CLIPSonic is a Text-to-Audio (T2A) model that employs a spectrogram-based diffusion model to produce audio files. It does this by synthesizing the audio mel-spectrogram from the provided video footage.

From there, an encoder is used to turn an image into a query vector, which is used as a conditional signal to guide the Denoising Diffusion Probabilistic model. Finally, a BigVGAN is used to reverse mel-spectrograms into audio. You can achieve T2A by leveraging language-vision embedding space learned.

Alternative solutions include Musika, TANGO, Foley Sound Generator, and others.

Text-to-Music

Mousai is a Text-to-Music (T2M) model capable of composing long bits of music at a 48kHz sample rate. It is based on a repurposed hourglass convolutional only 2D architecture (U-Net). Mousai’s version is enhanced with conditioning and attention blocks, as well as other new elements.

Mousai employs a cascading latent diffusion approach and Denoising Diffusion Implicit Models (DDIMs) for signal denoising. It also uses a diffusion-based autoencoder to achieve more compressibility and Diffusion Magnitude-Autoencoding (DMAE). The latter provides a diffusion autoencoder that also plays a role of a vocoder. To maintain textual elements, it resorts to a T5 language model and classifier-free guidance (CFG).

Another solution is based on a GAN optimized with the Gumbel-Softmax component, which prevents non-differentiability at the stage of melody generation. With the help of the Skip-gram models, the solution can dissect the user’s lyrical input and arrange a suitable musical accompaniment.

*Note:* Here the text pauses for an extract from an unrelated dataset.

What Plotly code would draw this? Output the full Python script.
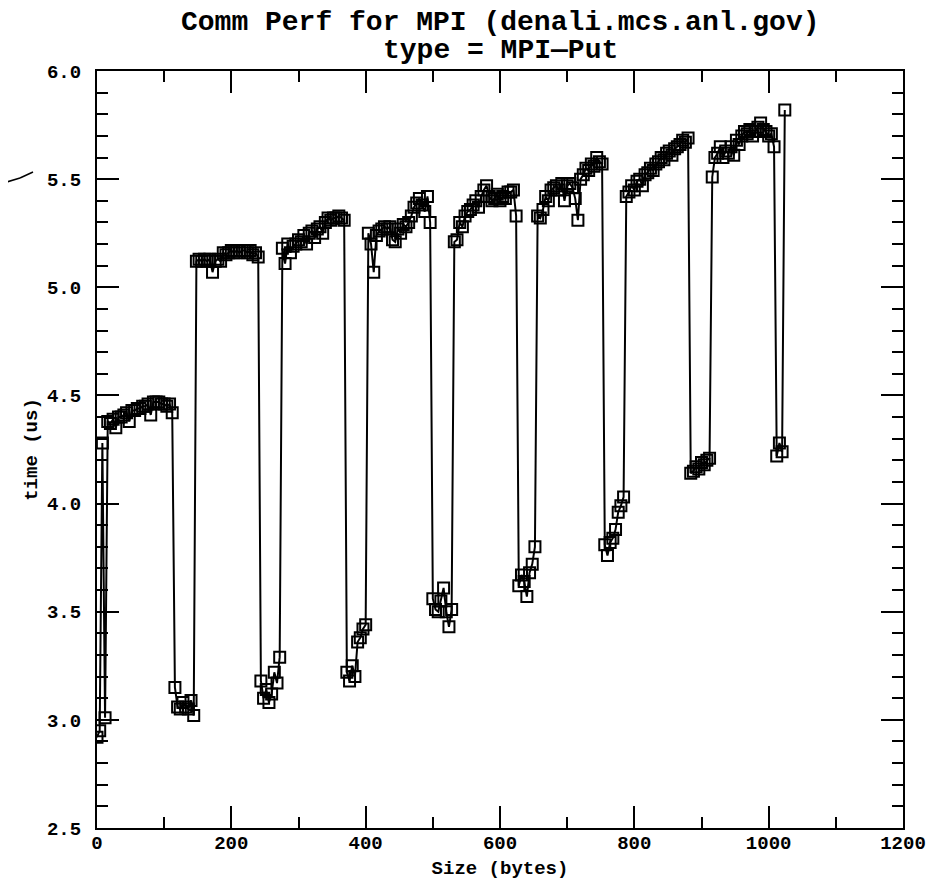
import plotly.graph_objects as go

sizes = [
    0, 4, 8, 12, 16, 20, 24, 28, 32, 36, 40, 44, 48, 52, 56, 60,
    64, 68, 72, 76, 80, 84, 88, 92, 96, 100, 104, 108, 112, 116, 120, 124,
    128, 132, 136, 140, 144, 148, 152, 156, 160, 164, 168, 172, 176, 180, 184, 188,
    192, 196, 200, 204, 208, 212, 216, 220, 224, 228, 232, 236, 240, 244, 248, 252,
    256, 260, 264, 268, 272, 276, 280, 284, 288, 292, 296, 300, 304, 308, 312, 316,
    320, 324, 328, 332, 336, 340, 344, 348, 352, 356, 360, 364, 368, 372, 376, 380,
    384, 388, 392, 396, 400, 404, 408, 412, 416, 420, 424, 428, 432, 436, 440, 444,
    448, 452, 456, 460, 464, 468, 472, 476, 480, 484, 488, 492, 496, 500, 504, 508,
    512, 516, 520, 524, 528, 532, 536, 540, 544, 548, 552, 556, 560, 564, 568, 572,
    576, 580, 584, 588, 592, 596, 600, 604, 608, 612, 616, 620, 624, 628, 632, 636,
    640, 644, 648, 652, 656, 660, 664, 668, 672, 676, 680, 684, 688, 692, 696, 700,
    704, 708, 712, 716, 720, 724, 728, 732, 736, 740, 744, 748, 752, 756, 760, 764,
    768, 772, 776, 780, 784, 788, 792, 796, 800, 804, 808, 812, 816, 820, 824, 828,
    832, 836, 840, 844, 848, 852, 856, 860, 864, 868, 872, 876, 880, 884, 888, 892,
    896, 900, 904, 908, 912, 916, 920, 924, 928, 932, 936, 940, 944, 948, 952, 956,
    960, 964, 968, 972, 976, 980, 984, 988, 992, 996, 1000, 1004, 1008, 1012, 1016, 1020,
    1024,
]

times = [
    # 0 .. 12
    2.92, 2.95, 4.28, 3.01,
    # 16 .. 112
    4.38, 4.37, 4.39, 4.35, 4.40, 4.40, 4.41, 4.42, 4.38, 4.43,
    4.43, 4.44, 4.44, 4.45, 4.45, 4.46, 4.41, 4.47, 4.47, 4.47,
    4.46, 4.46, 4.45, 4.46, 4.42,
    # 116 .. 144
    3.15, 3.06, 3.05, 3.08, 3.06, 3.05, 3.09, 3.02,
    # 148 .. 240
    5.12, 5.13, 5.12, 5.13, 5.12, 5.13, 5.07, 5.12, 5.13, 5.12,
    5.16, 5.15, 5.16, 5.17, 5.16, 5.17, 5.16, 5.17, 5.17, 5.16,
    5.17, 5.15, 5.16, 5.14,
    # 244 .. 272
    3.18, 3.10, 3.14, 3.08, 3.12, 3.22, 3.17, 3.29,
    # 276 .. 368
    5.18, 5.11, 5.20, 5.16, 5.19, 5.20, 5.22, 5.21, 5.24, 5.20,
    5.25, 5.26, 5.23, 5.27, 5.28, 5.25, 5.30, 5.32, 5.31, 5.32,
    5.32, 5.33, 5.32, 5.31,
    # 372 .. 400
    3.22, 3.18, 3.25, 3.20, 3.36, 3.38, 3.42, 3.44,
    # 404 .. 496
    5.25, 5.20, 5.07, 5.24, 5.26, 5.27, 5.28, 5.27, 5.28, 5.22,
    5.21, 5.27, 5.25, 5.29, 5.28, 5.30, 5.33, 5.37, 5.39, 5.41,
    5.38, 5.35, 5.42, 5.30,
    # 500 .. 528
    3.56, 3.51, 3.50, 3.55, 3.61, 3.50, 3.43, 3.51,
    # 532 .. 624
    5.21, 5.22, 5.30, 5.28, 5.33, 5.35, 5.36, 5.38, 5.40, 5.37,
    5.42, 5.45, 5.47, 5.42, 5.40, 5.41, 5.43, 5.40, 5.42, 5.41,
    5.44, 5.44, 5.45, 5.33,
    # 628 .. 652
    3.62, 3.67, 3.64, 3.57, 3.68, 3.72, 3.80,
    # 656 .. 752
    5.33, 5.32, 5.36, 5.42, 5.40, 5.45, 5.46, 5.47, 5.45, 5.48,
    5.40, 5.47, 5.48, 5.46, 5.41, 5.31, 5.50, 5.52, 5.55, 5.54,
    5.57, 5.56, 5.60, 5.58, 5.57,
    # 756 .. 784
    3.81, 3.76, 3.82, 3.84, 3.88, 3.96, 3.99, 4.03,
    # 788 .. 880
    5.42, 5.44, 5.47, 5.45, 5.49, 5.50, 5.47, 5.52, 5.53, 5.55,
    5.54, 5.57, 5.58, 5.60, 5.59, 5.62, 5.63, 5.61, 5.64, 5.65,
    5.66, 5.68, 5.67, 5.69,
    # 884 .. 912
    4.14, 4.15, 4.17, 4.16, 4.19, 4.18, 4.20, 4.21,
    # 916 .. 1008
    5.51, 5.60, 5.62, 5.65, 5.60, 5.63, 5.62, 5.65, 5.61, 5.68,
    5.66, 5.70, 5.72, 5.71, 5.73, 5.70, 5.72, 5.74, 5.76, 5.73,
    5.72, 5.70, 5.71, 5.65,
    # 1012 .. 1024
    4.22, 4.28, 4.24, 5.82,
]

x_ticks = [0, 200, 400, 600, 800, 1000, 1200]
x_tick_labels = ["0", "200", "400", "600", "800", "1000", "1200"]
y_ticks = [2.5, 3.0, 3.5, 4.0, 4.5, 5.0, 5.5, 6.0]
y_tick_labels = ["2.5", "3.0", "3.5", "4.0", "4.5", "5.0", "5.5", "6.0"]

title_line1 = "Comm Perf for MPI (denali.mcs.anl.gov)"
title_line2 = "type = MPI\u2014Put"

FONT = "Liberation Mono, DejaVu Sans Mono, monospace"

fig = go.Figure()
fig.add_trace(go.Scatter(
    x=sizes, y=times, mode="lines+markers",
    line=dict(color="black", width=2),
    marker=dict(symbol="square-open", size=11, color="black",
                line=dict(color="black", width=2)),
    showlegend=False, hoverinfo="x+y",
))

axis_common = dict(
    showgrid=False, zeroline=False,
    showline=True, linecolor="black", linewidth=2, mirror="ticks",
    ticks="inside", ticklen=22, tickwidth=2, tickcolor="black",
    tickfont=dict(family=FONT, size=19, color="black", weight="bold"),
)

# page pixel -> paper helpers for the small stray pen stroke at upper left
def px_to_paper_x(px):
    return (px - 97) / 806

def py_to_paper_y(py):
    return (828 - py) / 757

stroke_pts = [(0, 184), (20, 178), (33, 172)]
stroke_shapes = []
for (xa, ya), (xb, yb) in zip(stroke_pts[:-1], stroke_pts[1:]):
    stroke_shapes.append(dict(
        type="line", xref="paper", yref="paper",
        x0=px_to_paper_x(xa), y0=py_to_paper_y(ya),
        x1=px_to_paper_x(xb), y1=py_to_paper_y(yb),
        line=dict(color="black", width=1.5),
    ))

fig.update_layout(
    width=949, height=883,
    paper_bgcolor="white", plot_bgcolor="white",
    margin=dict(l=89, r=54, t=63, b=63, autoexpand=False),
    xaxis=dict(
        range=[0, 1200], tickvals=x_ticks, ticktext=x_tick_labels,
        minor=dict(dtick=100, tick0=0, ticklen=11, tickwidth=2,
                   tickcolor="black", ticks="inside"),
        ticklabelstandoff=-4,
        title=dict(text="Size (bytes)", font=dict(family=FONT, size=19, color="black",
                                                  weight="bold"),
                   standoff=7),
        **axis_common,
    ),
    yaxis=dict(
        range=[2.5, 6.0], tickvals=y_ticks, ticktext=y_tick_labels,
        minor=dict(dtick=0.1, tick0=2.5, ticklen=11, tickwidth=2,
                   tickcolor="black", ticks="inside"),
        ticklabelstandoff=10,
        title=dict(text="time (us)", font=dict(family=FONT, size=19, color="black",
                                               weight="bold"),
                   standoff=4),
        **axis_common,
    ),
    annotations=[
        dict(text=title_line1, xref="paper", yref="paper", x=0.5, y=1.0641,
             xanchor="center", yanchor="middle", showarrow=False,
             font=dict(family=FONT, size=28, color="black", weight="bold")),
        dict(text=title_line2, xref="paper", yref="paper", x=0.5, y=1.0271,
             xanchor="center", yanchor="middle", showarrow=False,
             font=dict(family=FONT, size=28, color="black", weight="bold")),
    ],
    shapes=stroke_shapes,
)

fig.write_html("out.html")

Schematic representation of the Lyrics-to-Music framework

Other Audio Generators: Honorable Mentions

Diff-Foley is a Video-to-Audio (V2A) model based on an LDM enhanced with contrastive audiovisual pretraining (CAVP). Any-to-Any uses Composable Diffusion (CoDi) that can work with multiple modalities and their combinations: text, audio, video, and others. Meanwhile, Dance2Music-GAN is an adversarial multi-modal framework that can compose a soundtrack to a silent dance video.

Detecting Generated Audio

Now, to take this information we’ve learned about generative AI and apply it to detection: how can we differentiate synthetic audio from genuine audio?

The proposed method would be to employ Automatic Speaker Verification spoofing datasets (ASVspoof 2019) and frequency spectrogram analysis performed with a Convolutional Neural Network (CNN) that can produce max pooling and dropout to avoid overfitting.

Then, a softmax function would be used to obtain two detection scores that would help reach a verdict as to whether the audio is real or fabricated.